### To be done
Pictures do not belong in your copy. Repeat all the other data exactly.

### Collected material
········

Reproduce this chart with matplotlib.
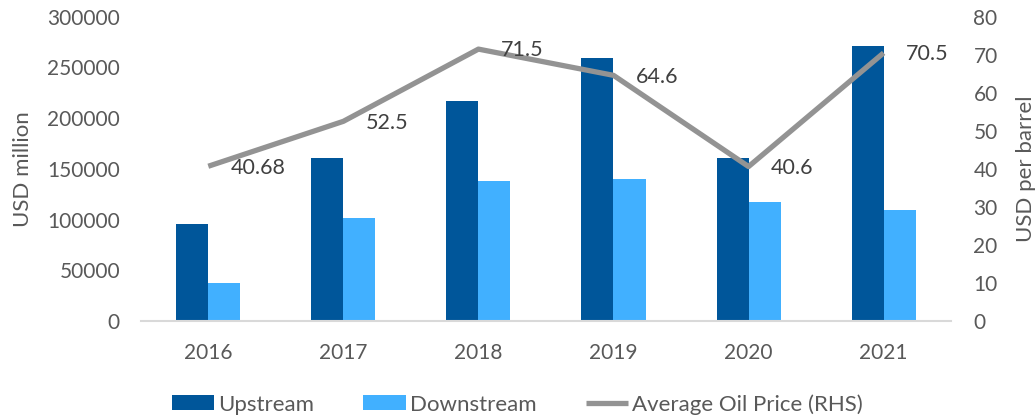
import matplotlib.pyplot as plt
import numpy as np

years = ["2016", "2017", "2018", "2019", "2020", "2021"]
upstream = [96000, 161000, 217000, 259000, 161000, 271000]
downstream = [37500, 101500, 138000, 140000, 117000, 109500]
oil_price = [40.68, 52.5, 71.5, 64.6, 40.6, 70.5]
price_labels = ["40.68", "52.5", "71.5", "64.6", "40.6", "70.5"]

plt.rcParams["font.family"] = ["Lato", "DejaVu Sans"]
text_col = "#595959"

fig = plt.figure(figsize=(10.35, 4.2), dpi=100)
ax = fig.add_axes([0.136, 0.236, 0.783, 0.724])
ax2 = ax.twinx()

x = np.arange(len(years))
w = 0.237
ax.bar(x - w / 2, upstream, w, color="#00569a", label="Upstream")
ax.bar(x + w / 2, downstream, w, color="#41b0ff", label="Downstream")
line, = ax2.plot(x, oil_price, color="#939393", lw=3.8, solid_capstyle="butt",
                 label="Average Oil Price (RHS)")
for xi, v, s in zip(x, oil_price, price_labels):
    ax2.annotate(s, (xi, v), xytext=(16, -1), textcoords="offset points",
                 ha="left", va="center", fontsize=15.5, color="#404040")

ax.set_xlim(-0.5, len(years) - 0.5)
ax.set_ylim(0, 300000)
ax.set_yticks(np.arange(0, 300001, 50000))
ax2.set_ylim(0, 80)
ax2.set_yticks(np.arange(0, 81, 10))
ax.set_xticks(x)
ax.set_xticklabels(years)

for a in (ax, ax2):
    for side in ("top", "left", "right", "bottom"):
        a.spines[side].set_visible(False)
    a.tick_params(length=0, labelsize=15, colors=text_col)
ax.spines["bottom"].set_visible(True)
ax.spines["bottom"].set_color("#d9d9d9")
ax.spines["bottom"].set_linewidth(1.5)
ax.tick_params(axis="y", pad=15)
ax.tick_params(axis="x", pad=16)
ax2.tick_params(axis="y", pad=16)

ax.set_ylabel("USD million", fontsize=16, color=text_col, labelpad=10)
ax2.set_ylabel("USD per barrel", fontsize=16, color=text_col, labelpad=13)

handles = [ax.containers[0], ax.containers[1], line]
fig.legend(handles, ["Upstream", "Downstream", "Average Oil Price (RHS)"],
           loc="lower center", bbox_to_anchor=(0.5, -0.035), ncol=3, frameon=False,
           fontsize=16, labelcolor=text_col, handlelength=1.9, handleheight=0.65,
           handletextpad=0.2, columnspacing=2.2)

fig.savefig("out.png", dpi=100)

········

### Exercise result
Reproduce this chart with matplotlib.
import matplotlib.pyplot as plt
import numpy as np

years = ["2016", "2017", "2018", "2019", "2020", "2021"]
upstream = [96000, 161000, 217000, 259000, 161000, 271000]
downstream = [37500, 101500, 138000, 140000, 117000, 109500]
oil_price = [40.68, 52.5, 71.5, 64.6, 40.6, 70.5]
price_labels = ["40.68", "52.5", "71.5", "64.6", "40.6", "70.5"]

plt.rcParams["font.family"] = ["Lato", "DejaVu Sans"]
text_col = "#595959"

fig = plt.figure(figsize=(10.35, 4.2), dpi=100)
ax = fig.add_axes([0.136, 0.236, 0.783, 0.724])
ax2 = ax.twinx()

x = np.arange(len(years))
w = 0.237
ax.bar(x - w / 2, upstream, w, color="#00569a", label="Upstream")
ax.bar(x + w / 2, downstream, w, color="#41b0ff", label="Downstream")
line, = ax2.plot(x, oil_price, color="#939393", lw=3.8, solid_capstyle="butt",
                 label="Average Oil Price (RHS)")
for xi, v, s in zip(x, oil_price, price_labels):
    ax2.annotate(s, (xi, v), xytext=(16, -1), textcoords="offset points",
                 ha="left", va="center", fontsize=15.5, color="#404040")

ax.set_xlim(-0.5, len(years) - 0.5)
ax.set_ylim(0, 300000)
ax.set_yticks(np.arange(0, 300001, 50000))
ax2.set_ylim(0, 80)
ax2.set_yticks(np.arange(0, 81, 10))
ax.set_xticks(x)
ax.set_xticklabels(years)

for a in (ax, ax2):
    for side in ("top", "left", "right", "bottom"):
        a.spines[side].set_visible(False)
    a.tick_params(length=0, labelsize=15, colors=text_col)
ax.spines["bottom"].set_visible(True)
ax.spines["bottom"].set_color("#d9d9d9")
ax.spines["bottom"].set_linewidth(1.5)
ax.tick_params(axis="y", pad=15)
ax.tick_params(axis="x", pad=16)
ax2.tick_params(axis="y", pad=16)

ax.set_ylabel("USD million", fontsize=16, color=text_col, labelpad=10)
ax2.set_ylabel("USD per barrel", fontsize=16, color=text_col, labelpad=13)

handles = [ax.containers[0], ax.containers[1], line]
fig.legend(handles, ["Upstream", "Downstream", "Average Oil Price (RHS)"],
           loc="lower center", bbox_to_anchor=(0.5, -0.035), ncol=3, frameon=False,
           fontsize=16, labelcolor=text_col, handlelength=1.9, handleheight=0.65,
           handletextpad=0.2, columnspacing=2.2)

fig.savefig("out.png", dpi=100)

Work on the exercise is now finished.